Everything You Need to Know About Stamp Duty
There are several expenses associated with buying a home above and over the cost of the housing itself. For instance, the respective state governments levy a stamp duty to officiate the papers documenting the rightful transfer of the aforementioned property.
The following sections will cover everything to know about stamp duty in India.
What Is Stamp Duty?
Homeowners need to pay a certain amount as legal tax to the respective state government when buying properties to get their associated records stamped. This stamping procedure makes one’s property documents admissible as evidence in court, giving him or her legal ownership of the home in question.

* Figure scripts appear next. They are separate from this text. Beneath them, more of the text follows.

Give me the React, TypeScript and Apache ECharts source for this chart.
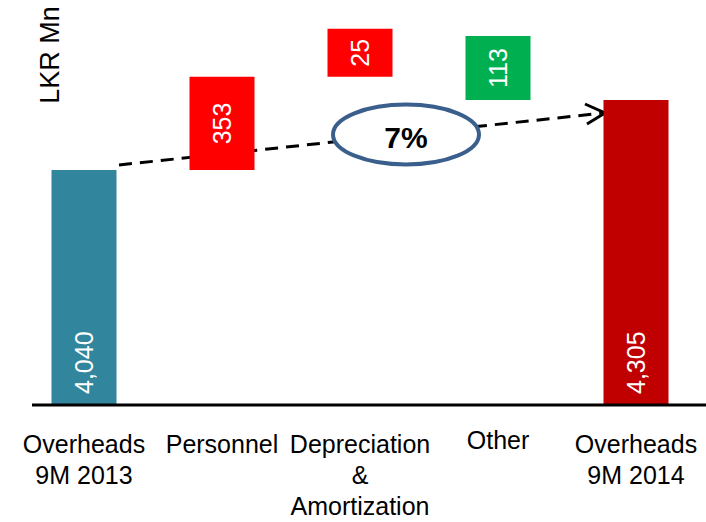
import React, { useEffect, useRef } from "react";
import * as echarts from "echarts";

// Overhead bridge, LKR Mn
const categories = [
  "Overheads\n9M 2013",
  "Personnel",
  "Depreciation\n&\nAmortization",
  "Other",
  "Overheads\n9M 2014",
];
const opening = 4040;
const closing = 4305;
// signed movements between the two totals (Personnel, D&A, Other)
const changes = [353, 25, -113];
const growthLabel = "7%";

const FONT = "'Liberation Sans', Arial, Helvetica, sans-serif";
const fmt = (v: number) => v.toLocaleString("en-US");

export default function App() {
  const ref = useRef<HTMLDivElement>(null);

  useEffect(() => {
    document.body.style.margin = "0";
    if (!ref.current) return;
    const chart = echarts.init(ref.current, undefined, { renderer: "svg" });

    // waterfall stacks: invisible base + visible movement
    const totals: any[] = [
      { value: opening, itemStyle: { color: "#31859c" } },
      "-",
      "-",
      "-",
      { value: closing, itemStyle: { color: "#c00000" } },
    ];
    const bases: any[] = ["-"];
    const ups: any[] = ["-"];
    const downs: any[] = ["-"];
    let level = opening;
    changes.forEach((c) => {
      if (c >= 0) {
        bases.push(level);
        ups.push(c);
        downs.push("-");
        level += c;
      } else {
        level += c;
        bases.push(level);
        ups.push("-");
        downs.push(-c);
      }
    });
    bases.push("-");
    ups.push("-");
    downs.push("-");

    // single-line "Other" sits a little higher under its bar
    const axisData = categories.map((c) =>
      c === "Other" ? { value: c, textStyle: { lineHeight: 24 } } : c
    );

    const moveLabel = {
      show: true,
      position: "inside",
      rotate: 90,
      align: "center",
      verticalAlign: "middle",
      color: "#fff",
      fontSize: 25,
      fontFamily: FONT,
      formatter: (p: any) => fmt(p.value),
    };

    chart.setOption({
      animation: false,
      textStyle: { fontFamily: FONT },
      grid: {
        left: 15,
        right: 1,
        top: 9,
        bottom: 117,
        containLabel: false,
        outerBoundsMode: "none",
      },
      xAxis: {
        type: "category",
        data: axisData,
        axisLine: { show: false },
        axisTick: { show: false },
        axisLabel: {
          interval: 0,
          color: "#000",
          fontSize: 25,
          lineHeight: 31,
          margin: 23,
          fontFamily: FONT,
        },
      },
      yAxis: {
        type: "value",
        min: 3150,
        max: 4650,
        show: false,
        splitLine: { show: false },
      },
      series: [
        {
          name: "Total",
          type: "bar",
          stack: "wf",
          barWidth: 65,
          data: totals,
          label: {
            show: true,
            position: "insideBottom",
            rotate: 90,
            align: "left",
            verticalAlign: "middle",
            distance: 11,
            color: "#fff",
            fontSize: 25,
            fontFamily: FONT,
            formatter: (p: any) => fmt(p.value),
          },
        },
        {
          name: "Base",
          type: "bar",
          stack: "wf",
          barWidth: 65,
          data: bases,
          itemStyle: { color: "transparent" },
          silent: true,
        },
        {
          name: "Increase",
          type: "bar",
          stack: "wf",
          barWidth: 65,
          barMinHeight: 48,
          data: ups,
          itemStyle: { color: "#ff0000" },
          label: moveLabel,
        },
        {
          name: "Decrease",
          type: "bar",
          stack: "wf",
          barWidth: 65,
          barMinHeight: 64,
          data: downs,
          itemStyle: { color: "#00b050" },
          label: moveLabel,
        },
      ],
      graphic: [
        // baseline
        {
          type: "line",
          z: 5,
          shape: { x1: 32, y1: 405, x2: 706, y2: 405 },
          style: { stroke: "#000", lineWidth: 3 },
        },
        // trend arrow between the two totals
        {
          type: "line",
          z: 1,
          shape: { x1: 119, y1: 165, x2: 603, y2: 113 },
          style: { stroke: "#000", lineWidth: 3, lineDash: [13, 8] },
        },
        {
          type: "polyline",
          z: 1,
          shape: { points: [[585, 104], [605, 113], [587, 124]] },
          style: { stroke: "#000", lineWidth: 3, fill: "none" },
        },
        {
          type: "ellipse",
          z: 10,
          shape: { cx: 406, cy: 134.5, rx: 73, ry: 30 },
          style: { fill: "#fff", stroke: "#3a5f8d", lineWidth: 4 },
        },
        {
          type: "text",
          z: 11,
          x: 406,
          y: 137,
          style: {
            text: growthLabel,
            fill: "#000",
            fontSize: 30,
            fontWeight: "bold",
            fontFamily: FONT,
            align: "center",
            verticalAlign: "middle",
          },
        },
        {
          type: "text",
          z: 11,
          x: 50,
          y: 55,
          rotation: Math.PI / 2,
          style: {
            text: "LKR Mn",
            fill: "#000",
            fontSize: 27,
            fontFamily: FONT,
            align: "center",
            verticalAlign: "middle",
          },
        },
      ],
    });

    return () => chart.dispose();
  }, []);

  return <div ref={ref} style={{ width: 706, height: 522 }} />;
}
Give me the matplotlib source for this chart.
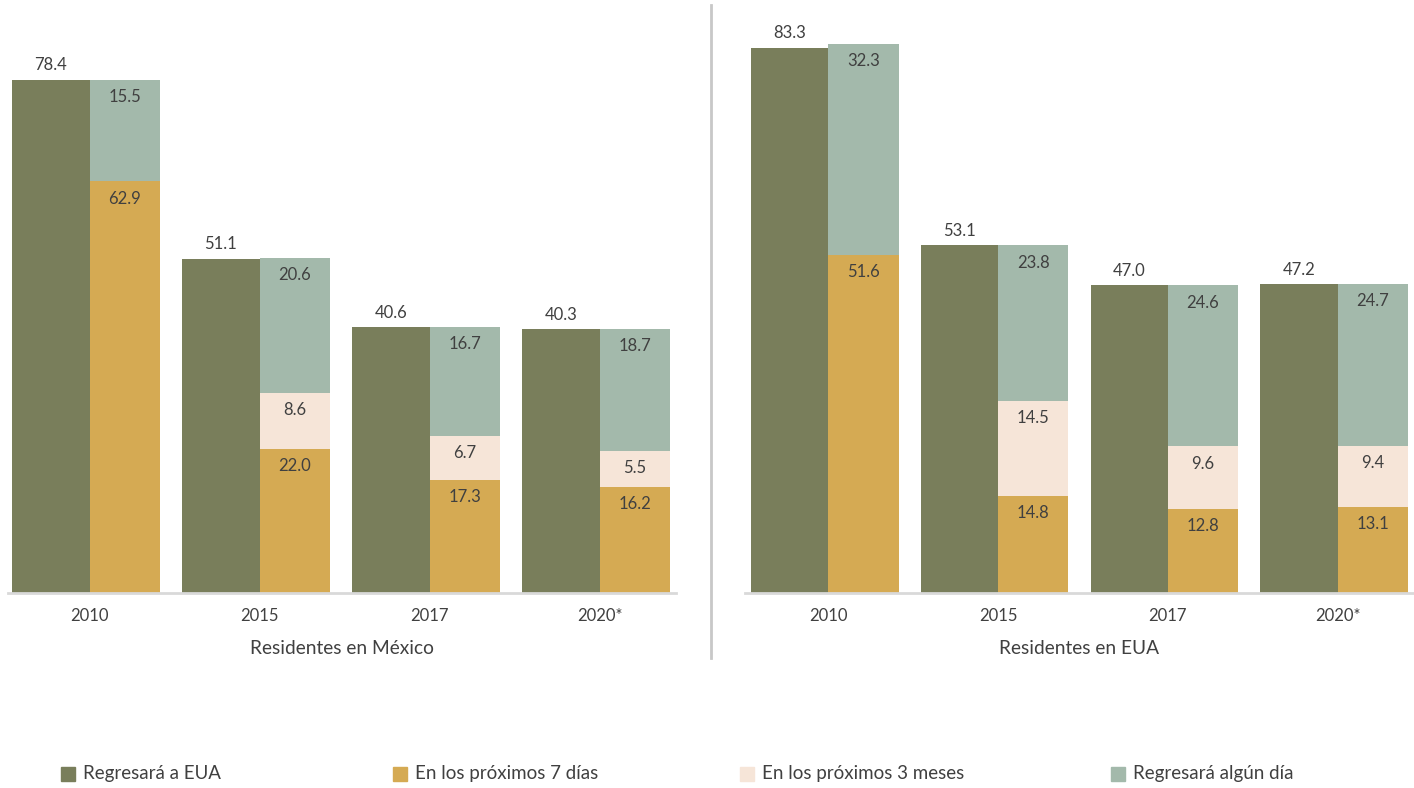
import matplotlib.pyplot as plt
from matplotlib.patches import Rectangle

plt.rcParams['font.family'] = ['Lato', 'DejaVu Sans']

years = ['2010', '2015', '2017', '2020*']

# Residentes en México
mx_total = [78.4, 51.1, 40.6, 40.3]
mx_7dias = [62.9, 22.0, 17.3, 16.2]
mx_3meses = [0, 8.6, 6.7, 5.5]
mx_algun = [15.5, 20.6, 16.7, 18.7]

# Residentes en EUA
us_total = [83.3, 53.1, 47.0, 47.2]
us_7dias = [51.6, 14.8, 12.8, 13.1]
us_3meses = [0, 14.5, 9.6, 9.4]
us_algun = [32.3, 23.8, 24.6, 24.7]

labels = ['Regresará a EUA', 'En los próximos 7 días',
          'En los próximos 3 meses', 'Regresará algún día']
colors = ['#797e5b', '#d5aa53', '#f6e5d8', '#a3b9ab']
txt = '#404040'

fig = plt.figure(figsize=(14.14, 7.88), dpi=100)
ax1 = fig.add_axes([8 / 1414, 195 / 788, 668 / 1414, 589 / 788])
ax2 = fig.add_axes([745 / 1414, 195 / 788, 669 / 1414, 589 / 788])


def panel(ax, total, d7, m3, alg, title):
    x = range(len(years))
    wg = 0.455
    w = 0.415
    ax.bar(x, total, width=-wg, align='edge', color=colors[0])
    ax.bar(x, d7, width=w, align='edge', color=colors[1])
    ax.bar(x, m3, width=w, align='edge', color=colors[2], bottom=d7)
    bot = [a + b for a, b in zip(d7, m3)]
    ax.bar(x, alg, width=w, align='edge', color=colors[3], bottom=bot)

    fs = 12
    for i in x:
        ax.text(i - wg / 2, total[i] + 1.0, f'{total[i]:.1f}', ha='center',
                va='bottom', fontsize=fs, color=txt)
        ax.text(i + w / 2, d7[i] - 1.4, f'{d7[i]:.1f}', ha='center',
                va='top', fontsize=fs, color=txt)
        if m3[i] > 0:
            ax.text(i + w / 2, bot[i] - 1.4, f'{m3[i]:.1f}', ha='center',
                    va='top', fontsize=fs, color=txt)
        ax.text(i + w / 2, bot[i] + alg[i] - 1.4, f'{alg[i]:.1f}',
                ha='center', va='top', fontsize=fs, color=txt)

    ax.set_ylim(0, 90)
    ax.set_yticks([])
    ax.set_xticks(list(x))
    ax.set_xticklabels(years, fontsize=12, color=txt)
    ax.tick_params(axis='x', length=0, pad=11)
    ax.set_xlabel(title, fontsize=13.8, color=txt, labelpad=11)
    for s in ['top', 'right', 'left']:
        ax.spines[s].set_visible(False)
    ax.spines['bottom'].set_color('#d9d9d9')
    ax.spines['bottom'].set_linewidth(2)


panel(ax1, mx_total, mx_7dias, mx_3meses, mx_algun, 'Residentes en México')
ax1.set_xlim(-0.48, 3.45)
panel(ax2, us_total, us_7dias, us_3meses, us_algun, 'Residentes en EUA')
ax2.set_xlim(-0.49, 3.45)

# separator between panels
fig.add_artist(plt.Line2D([711 / 1414, 711 / 1414], [130 / 788, 783 / 788],
                          color='#c8c8c8', linewidth=2))

# legend
leg_x = [61, 393, 740, 1111]
for lx, lab, col in zip(leg_x, labels, colors):
    fig.add_artist(Rectangle((lx / 1414, 7 / 788), 14 / 1414, 14 / 788,
                             transform=fig.transFigure, color=col))
    fig.text((lx + 22) / 1414, 14 / 788, lab, fontsize=13.5, color=txt,
             va='center', ha='left')

fig.savefig('out.png')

This aforementioned tax is the property’s stamp duty. State governments in India can collect this tax as per Section 3, Indian Stamp Act (1899). As a potential buyer is legally obligated to pay this amount within the stipulated period, official bodies can charge a penalty in case of delay in payment.
As there is no fixed amount decided for stamp duty in India, the cost can vary depending on the policies of each state government. However, the tax rate generally ranges from around 5% to 7% of a property’s appraised market value. The buyer will also have to pay a property registration charge – costing around 1% of a property’s market value – alongside stamp duty.
Notably, when an applicant avails a home loan from a financial institution, stamp duty charges are not covered by the credit amount sanctioned by a lender. Moreover, provisions under Section 80C, Income Tax Act, 1961 permit a homebuyer to claim tax deductions on both stamp duty and registration fees under a Rs.1.5 lakh limit.
Which Factors Affect Stamp Duty Charges?
A number of factors determine the amount homebuyers will need to pay as stamp duty. These include:
- Age and gender of homebuyers
Generally, most state governments provide a discounted rate of stamp duty for senior citizens and women buying a home. For instance, in New Delhi, a male homebuyer will pay a 6% home duty, compared to the 4% levied on a female homebuyer.
- Age and type of property
As the present market value of the property determines the percentage of the stamp duty charged, an older property will attract comparatively lower expenses. Similarly, a commercial building will cost more as it has comparatively more amenities. A homebuyer will be paying a higher stamp charge for it than for a residential building.
- Location of a property
Suppose an individual is purchasing a building under the perimeters of a municipal or suburban area. In that case, he or she can expect to be charged with a higher rate of stamp duty. On the other hand, a property located on the city outskirts will require a lower expenditure.
When purchasing a property, one needs to be aware of the various pre-approved offers that many financial institutions provide. These offers let applicants check their eligibility for a home loan and reduce the application time. One can check his/her pre-approved offer by providing some basic details.
Why Use a Stamp Duty Calculator?
Some leading financial institutions offering home loans provide a stamp duty calculator on their websites. Anyone can use such a calculator to determine the amount he or she will need to spend on this tax. This pre-planning can help a borrower maintain financial discipline and make the necessary savings before purchasing a house.
To use this calculator, a user has to follow these simple steps:
Step 1: Open the official website of a lender.
Step 2: Navigate to the stamp duty calculator.
Step 3: Select the state where the property is located in.
Step 4: Customise the property’s value as per appraisal.
This calculator will display the rate of stamp duty levied in the respective state and the total amount to pay.
Therefore, knowing what stamp duty is and how to calculate the expenses for the same makes it easy for a borrower to achieve his or her long-term financial objectives. With an adequate blueprint of the necessary outlay, a borrower can opt for a home loan without financially overburdening him/herself.